◆ **Exercise instructions**
Every record should be copied exactly, except that pictures are to be omitted.

◆ **Material provided**
━━━━━━━━━━━━━━━━━━━━

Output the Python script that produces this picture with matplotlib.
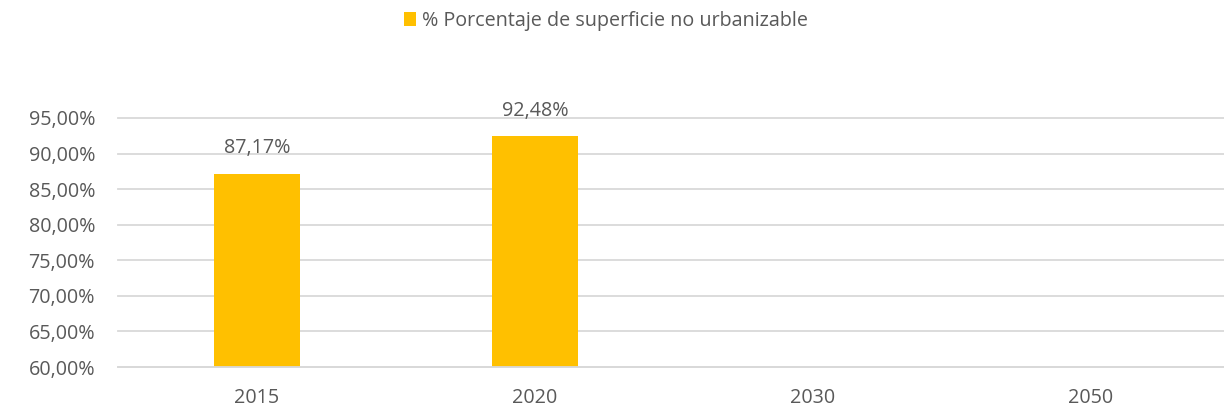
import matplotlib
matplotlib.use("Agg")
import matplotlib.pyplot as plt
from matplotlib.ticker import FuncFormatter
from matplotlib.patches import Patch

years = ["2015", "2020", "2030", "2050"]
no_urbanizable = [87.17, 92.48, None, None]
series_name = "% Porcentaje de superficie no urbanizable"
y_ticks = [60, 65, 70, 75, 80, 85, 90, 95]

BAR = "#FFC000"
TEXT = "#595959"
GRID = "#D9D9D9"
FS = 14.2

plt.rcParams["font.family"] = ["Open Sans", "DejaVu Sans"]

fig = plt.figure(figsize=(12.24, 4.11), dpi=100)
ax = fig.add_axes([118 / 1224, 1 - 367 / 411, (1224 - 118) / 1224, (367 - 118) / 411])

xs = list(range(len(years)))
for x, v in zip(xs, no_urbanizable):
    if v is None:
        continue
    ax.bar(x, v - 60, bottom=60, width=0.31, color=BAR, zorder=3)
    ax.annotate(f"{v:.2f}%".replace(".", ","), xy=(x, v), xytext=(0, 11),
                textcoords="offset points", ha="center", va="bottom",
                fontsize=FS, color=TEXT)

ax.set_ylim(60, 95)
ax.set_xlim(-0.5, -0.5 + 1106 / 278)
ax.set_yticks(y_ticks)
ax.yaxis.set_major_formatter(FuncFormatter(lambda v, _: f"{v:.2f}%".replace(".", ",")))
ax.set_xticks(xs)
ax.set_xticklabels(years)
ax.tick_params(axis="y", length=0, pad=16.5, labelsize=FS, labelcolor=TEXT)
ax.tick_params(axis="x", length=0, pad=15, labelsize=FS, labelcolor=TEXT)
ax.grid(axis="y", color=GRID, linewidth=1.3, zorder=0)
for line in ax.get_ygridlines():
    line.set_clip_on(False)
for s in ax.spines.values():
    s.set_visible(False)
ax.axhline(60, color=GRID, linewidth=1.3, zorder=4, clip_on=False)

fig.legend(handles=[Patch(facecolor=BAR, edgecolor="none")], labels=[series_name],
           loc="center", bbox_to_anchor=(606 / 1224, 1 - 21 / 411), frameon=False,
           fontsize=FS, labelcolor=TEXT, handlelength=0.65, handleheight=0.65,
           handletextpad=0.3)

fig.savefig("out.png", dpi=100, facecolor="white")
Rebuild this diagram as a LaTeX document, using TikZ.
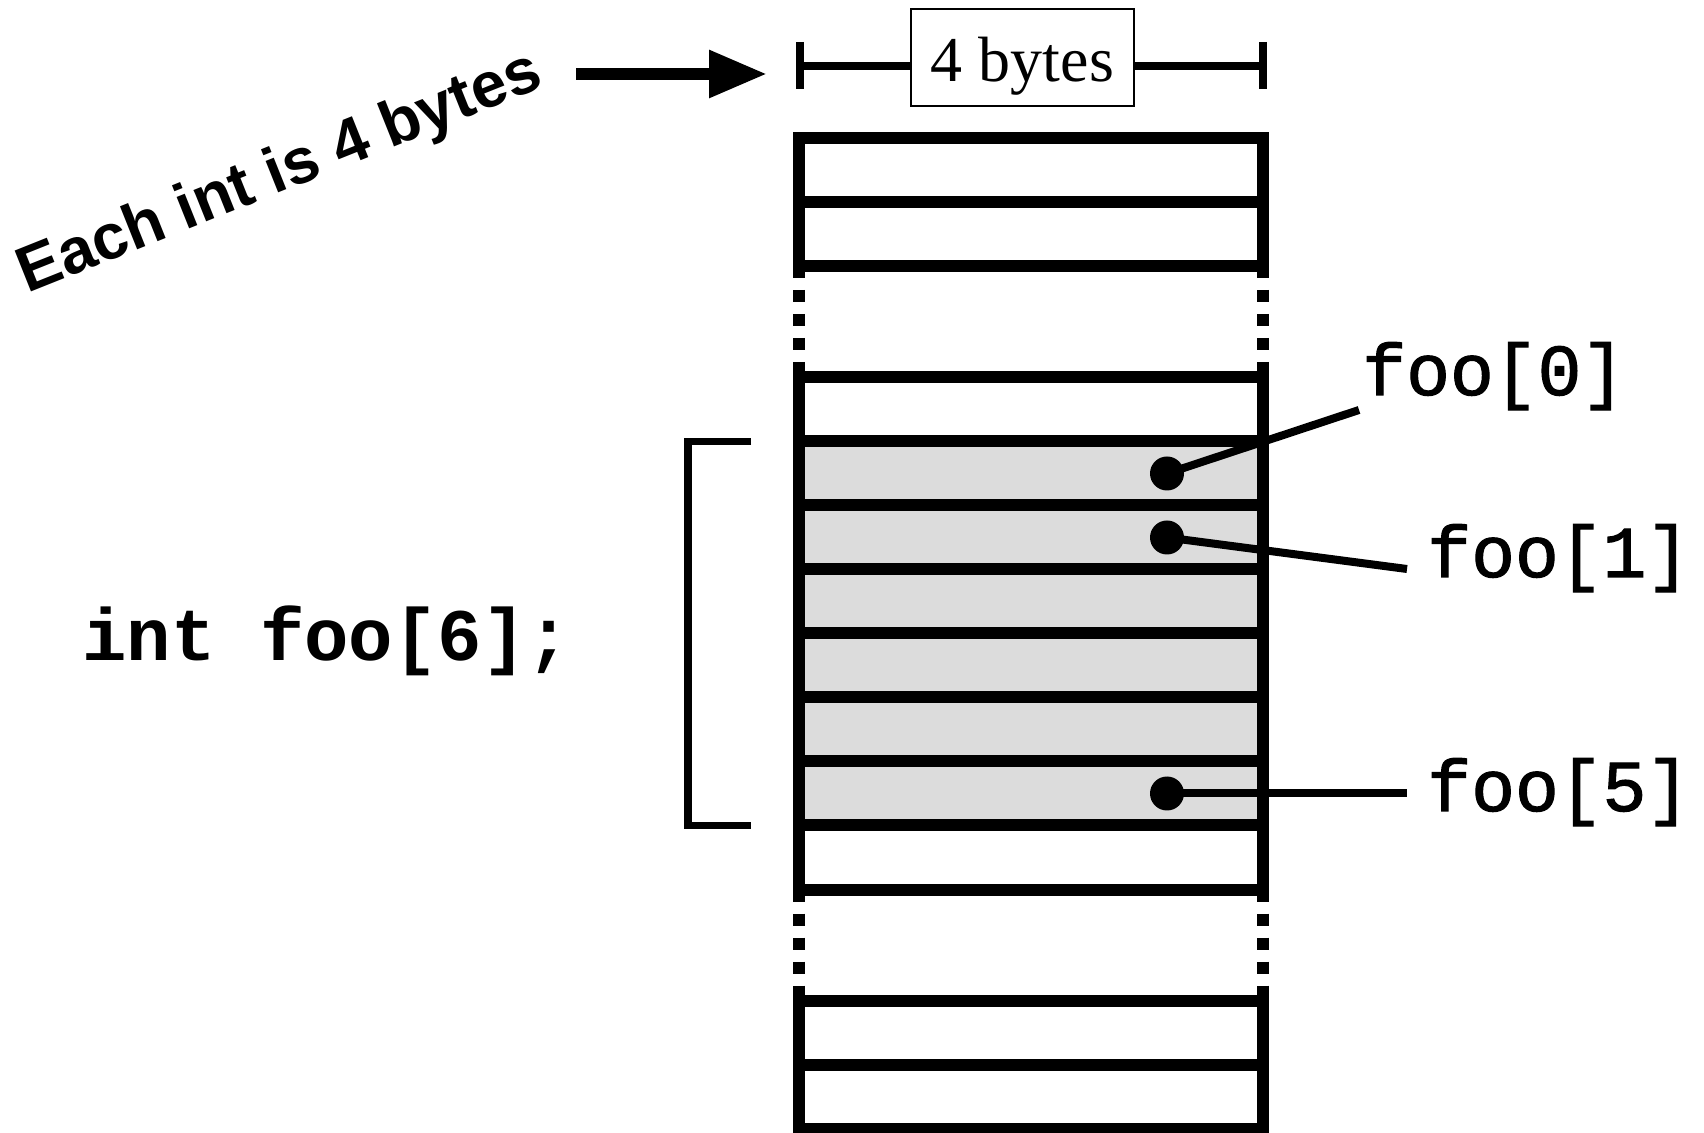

━━━━━━━━━━━━━━━━━━━━

◆ **Task solution**
Output the Python script that produces this picture with matplotlib.
import matplotlib
matplotlib.use("Agg")
import matplotlib.pyplot as plt
from matplotlib.ticker import FuncFormatter
from matplotlib.patches import Patch

years = ["2015", "2020", "2030", "2050"]
no_urbanizable = [87.17, 92.48, None, None]
series_name = "% Porcentaje de superficie no urbanizable"
y_ticks = [60, 65, 70, 75, 80, 85, 90, 95]

BAR = "#FFC000"
TEXT = "#595959"
GRID = "#D9D9D9"
FS = 14.2

plt.rcParams["font.family"] = ["Open Sans", "DejaVu Sans"]

fig = plt.figure(figsize=(12.24, 4.11), dpi=100)
ax = fig.add_axes([118 / 1224, 1 - 367 / 411, (1224 - 118) / 1224, (367 - 118) / 411])

xs = list(range(len(years)))
for x, v in zip(xs, no_urbanizable):
    if v is None:
        continue
    ax.bar(x, v - 60, bottom=60, width=0.31, color=BAR, zorder=3)
    ax.annotate(f"{v:.2f}%".replace(".", ","), xy=(x, v), xytext=(0, 11),
                textcoords="offset points", ha="center", va="bottom",
                fontsize=FS, color=TEXT)

ax.set_ylim(60, 95)
ax.set_xlim(-0.5, -0.5 + 1106 / 278)
ax.set_yticks(y_ticks)
ax.yaxis.set_major_formatter(FuncFormatter(lambda v, _: f"{v:.2f}%".replace(".", ",")))
ax.set_xticks(xs)
ax.set_xticklabels(years)
ax.tick_params(axis="y", length=0, pad=16.5, labelsize=FS, labelcolor=TEXT)
ax.tick_params(axis="x", length=0, pad=15, labelsize=FS, labelcolor=TEXT)
ax.grid(axis="y", color=GRID, linewidth=1.3, zorder=0)
for line in ax.get_ygridlines():
    line.set_clip_on(False)
for s in ax.spines.values():
    s.set_visible(False)
ax.axhline(60, color=GRID, linewidth=1.3, zorder=4, clip_on=False)

fig.legend(handles=[Patch(facecolor=BAR, edgecolor="none")], labels=[series_name],
           loc="center", bbox_to_anchor=(606 / 1224, 1 - 21 / 411), frameon=False,
           fontsize=FS, labelcolor=TEXT, handlelength=0.65, handleheight=0.65,
           handletextpad=0.3)

fig.savefig("out.png", dpi=100, facecolor="white")
Rebuild this diagram as a LaTeX document, using TikZ.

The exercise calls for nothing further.